Why protests against Trump are a bad idea

women march in newyork

Women protest in New York. Courtesy New York Times

By Ramesh Kandula

Looking at the millions of protestors marching across the United States on the eve of presidential inauguration, one can see that Donald Trump cannot hope for a honeymoon period that the newly inducted presidents of USA usually enjoy.

The hundreds of thousands of women and various groups of liberal persuasion hitting the streets on the very first day of the new presidency is apparently amid fears against the Trump’s reported misogynistic views against women, minorities and Muslims.

Many have compared US President Trump and Indian Prime Minister Narendra Modi for sharing similar characteristics that appealed to the listless and angry middle class, spiralling them into a position of power the way no pollster could predict.

However, Modi, despite his fair share of bitter critics, was received with great hope and celebration as Prime Minister in India, unlike Trump, who seems to have left a large section of American population battling in vain to come to terms with the new reality.
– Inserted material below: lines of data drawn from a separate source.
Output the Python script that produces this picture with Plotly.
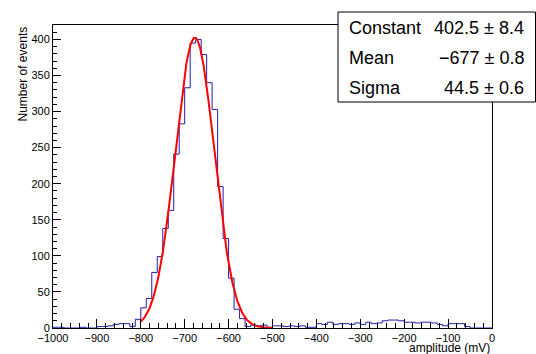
import numpy as np
import plotly.graph_objects as go

# ---- data ----
bin_start = -1000.0
bin_width = 12.5
counts = [
    1, 1, 0, 0, 0, 1, 0, 0, 2, 2,
    3, 5, 6, 6, 2, 12, 28, 41, 77, 99,
    138, 163, 241, 283, 333, 395, 400, 379, 340, 303,
    196, 124, 69, 26, 13, 2, 4, 3, 4, 1,
    3, 3, 2, 3, 2, 3, 1, 1, 6, 5,
    8, 5, 6, 6, 5, 7, 5, 8, 6, 7,
    10, 11, 11, 10, 8, 8, 7, 8, 8, 7,
    5, 3, 6, 6, 6, 2, 0, 0, 0, 0,
]
fit_constant = 402.5
fit_mean = -677.0
fit_sigma = 44.5
fit_range = [-800.0, -500.0]
stat_names = ["Constant", "Mean", "Sigma"]
stat_values = ["402.5 \u00b1 8.4", "\u2212677 \u00b1 0.8", "44.5 \u00b1 0.6"]
x_title = "amplitude (mV)"
y_title = "Number of events"

# ---- build ----
edges = bin_start + bin_width * np.arange(len(counts) + 1)
step_y = list(counts) + [counts[-1]]

xf = np.linspace(fit_range[0], fit_range[1], 400)
yf = fit_constant * np.exp(-0.5 * ((xf - fit_mean) / fit_sigma) ** 2)

FONT = "Liberation Sans, Arial, sans-serif"

fig = go.Figure()
fig.add_trace(go.Scatter(x=edges, y=step_y, mode="lines", line_shape="hv",
                         line=dict(color="#1f1fa8", width=1), hoverinfo="skip"))
fig.add_trace(go.Scatter(x=xf, y=yf, mode="lines",
                         line=dict(color="#ff0000", width=2), hoverinfo="skip"))

W, H = 536, 354
ml, mr, mt, mb = 53, 44, 25, 26
pw = W - ml - mr
ph = H - mt - mb

def px_x(p):
    return (p - ml) / pw

def px_y(p):
    return (H - mb - p) / ph

fig.update_layout(
    width=W, height=H,
    margin=dict(l=ml, r=mr, t=mt, b=mb, pad=0, autoexpand=False),
    paper_bgcolor="white", plot_bgcolor="white",
    showlegend=False,
    font=dict(family=FONT, size=11, color="black"),
    xaxis=dict(range=[-1000, 0], showgrid=False, zeroline=False, automargin=False,
               showline=True, mirror=True, linecolor="black", linewidth=1,
               ticks="inside", ticklen=9, tickwidth=1, tickcolor="black",
               tick0=-1000, dtick=100, ticklabelstandoff=0,
               minor=dict(ticks="inside", ticklen=5, dtick=20, tickcolor="black", showgrid=False),
               tickfont=dict(size=11, family=FONT)),
    yaxis=dict(range=[0, 420], showgrid=False, zeroline=False, automargin=False,
               showline=True, mirror=True, linecolor="black", linewidth=1,
               ticks="inside", ticklen=8, tickwidth=1, tickcolor="black",
               tick0=0, dtick=50,
               minor=dict(ticks="inside", ticklen=4, dtick=10, tickcolor="black", showgrid=False),
               tickfont=dict(size=11, family=FONT)),
)

# axis titles
fig.add_annotation(text=x_title, xref="paper", yref="paper", x=1, y=0,
                   xanchor="right", yanchor="top", yshift=-11, showarrow=False,
                   font=dict(size=12, family=FONT))
fig.add_annotation(text=y_title, xref="paper", yref="paper", x=px_x(22), y=1,
                   xanchor="center", yanchor="top", textangle=-90, showarrow=False,
                   font=dict(size=12, family=FONT))

# stats box
fig.add_shape(type="rect", xref="paper", yref="paper",
              x0=px_x(338), x1=px_x(535.5), y0=px_y(102), y1=px_y(12),
              fillcolor="white", line=dict(color="black", width=1), layer="above")
row_y = [28, 58, 88]
for name, val, ry in zip(stat_names, stat_values, row_y):
    fig.add_annotation(text=name, xref="paper", yref="paper", x=px_x(347), y=px_y(ry),
                       xanchor="left", yanchor="middle", showarrow=False,
                       font=dict(size=18, family=FONT))
    fig.add_annotation(text=val, xref="paper", yref="paper", x=px_x(526), y=px_y(ry),
                       xanchor="right", yanchor="middle", showarrow=False,
                       font=dict(size=18, family=FONT))

fig.write_html("out.html", config={"displayModeBar": False},
               post_script="document.body.style.margin='0';document.body.style.padding='0';")
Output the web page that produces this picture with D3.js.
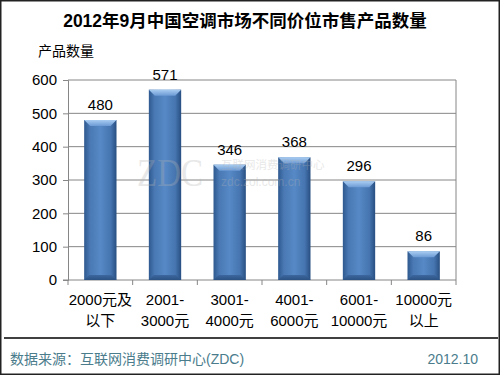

But it fails to make good sense that people should come on to the streets to protest a presidency that is yet to make a beginning.

Trump may not inspire confidence for many, but still he made it to the top position in a national election.

What do the street protests across the United States hope to achieve a day after the inauguration is unclear. Obviously, Trump is not going to step down because a few million marchers staged protests. There is no way that Hillary Clinton or somebody else in Republican Party can replace him – at least not in the immediate future.

But by denying him his right to function as President from the very first day, these protestors are unwittingly generating silent support to Trump. The new President needs to be given time to make his mistakes, before he can be judged for his actions.

But by still harping on his past indiscretions, the dissenters are coming in the way of a democratically elected President to make a difference – for good or bad. This turn of events will further convince the Middle America that voted with so much conviction for Trump that an ‘outsider’ like the new President was not being allowed to sit in the Oval Office, as they had always suspected.

Trump may prove to be a damp squib sooner than later. But not if he is not given a chance.